Friday, November 28, 2008

Study: Narcissistic Personalities On The Rise

You're so vain, you probably think this post is about you.

Are we more vain these day? Too much self-esteem? YouTube's slogan is "Broadcast yourself", Time magazine declared that the 2006 Person of the Year was "You" complete with a mirror on the cover.

There are studies on this, believe it or not. Some say yes, some say not so much.

A blogger known as the Last Psychiatrist favors the more damning study, which found that scores by college students on the Narcissistic Personality Inventory have risen 13 percent since 1980; that two thirds of students in 2006 scored higher on the survey than students in 1980; and (ouch!) that the 2006 students were no less narcissistic than 200 celebrities profiled in yet another recent study.

What do the studies say is the consequence, for instance, of all this narcissism among our kids?
"A trend among college students toward "hooking up" rather than...relationships;"

81% of students thought " getting rich was among their generations most important goals" (rich is the new porn);

51% said it was getting famous
Not the craziest data ever. The studies say Narcissism doesn't mean you're bad, though, just that you think you're the main character in your own movie. Maybe that movie is about a woman who works for a non-profit but manages to date the President. [In defense, crime is down; volunteerism is up.]

So the consequences are debatable, the cause is more illusive:
I don't know what caused those kids to be more narcissistic than the 80s kids, but I do know what happened to those 90s kids after college: they became adults. And they became the custodians of the world, and, they demanded entertainment that suited them. Music, movies, internet, technology-- all that was aimed at them, not the next group of college kids. Unfortunately for the next college kids, there was nothing else to watch. The 30 year old in 2000 wanted to watch Survivor and The Bachelor, so everyone had to watch Survivor and The Bachelor, and it's changed cognition: even kids who have never watched those shows still uses the phrase "voted off" and "immunity."

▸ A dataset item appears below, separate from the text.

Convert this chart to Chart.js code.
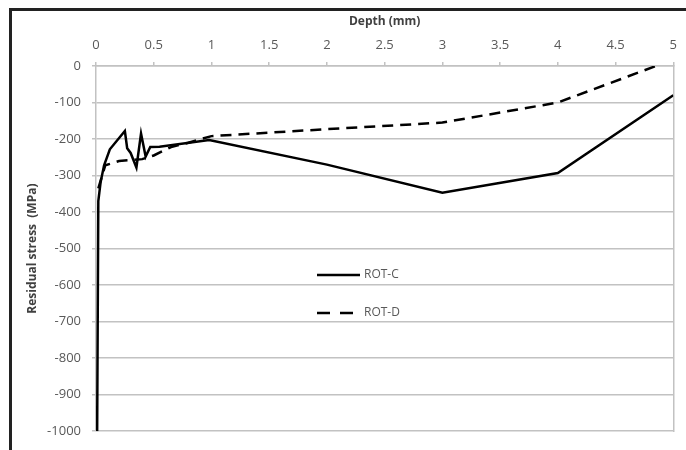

And the 35 year old in 2005 became a parent, and that parent wanted school vouchers and great healthcare, but also lower taxes and to be able to eat out at restaurants once a week. ('The kids are with my mother.") Those parents want easy credit and a bigger house.
The study concludes:
"This trend is going to continue, frankly, until we either have a major recession, war, or my generation dies."
Do all three have to happen at the same time? We have 2 of the 3.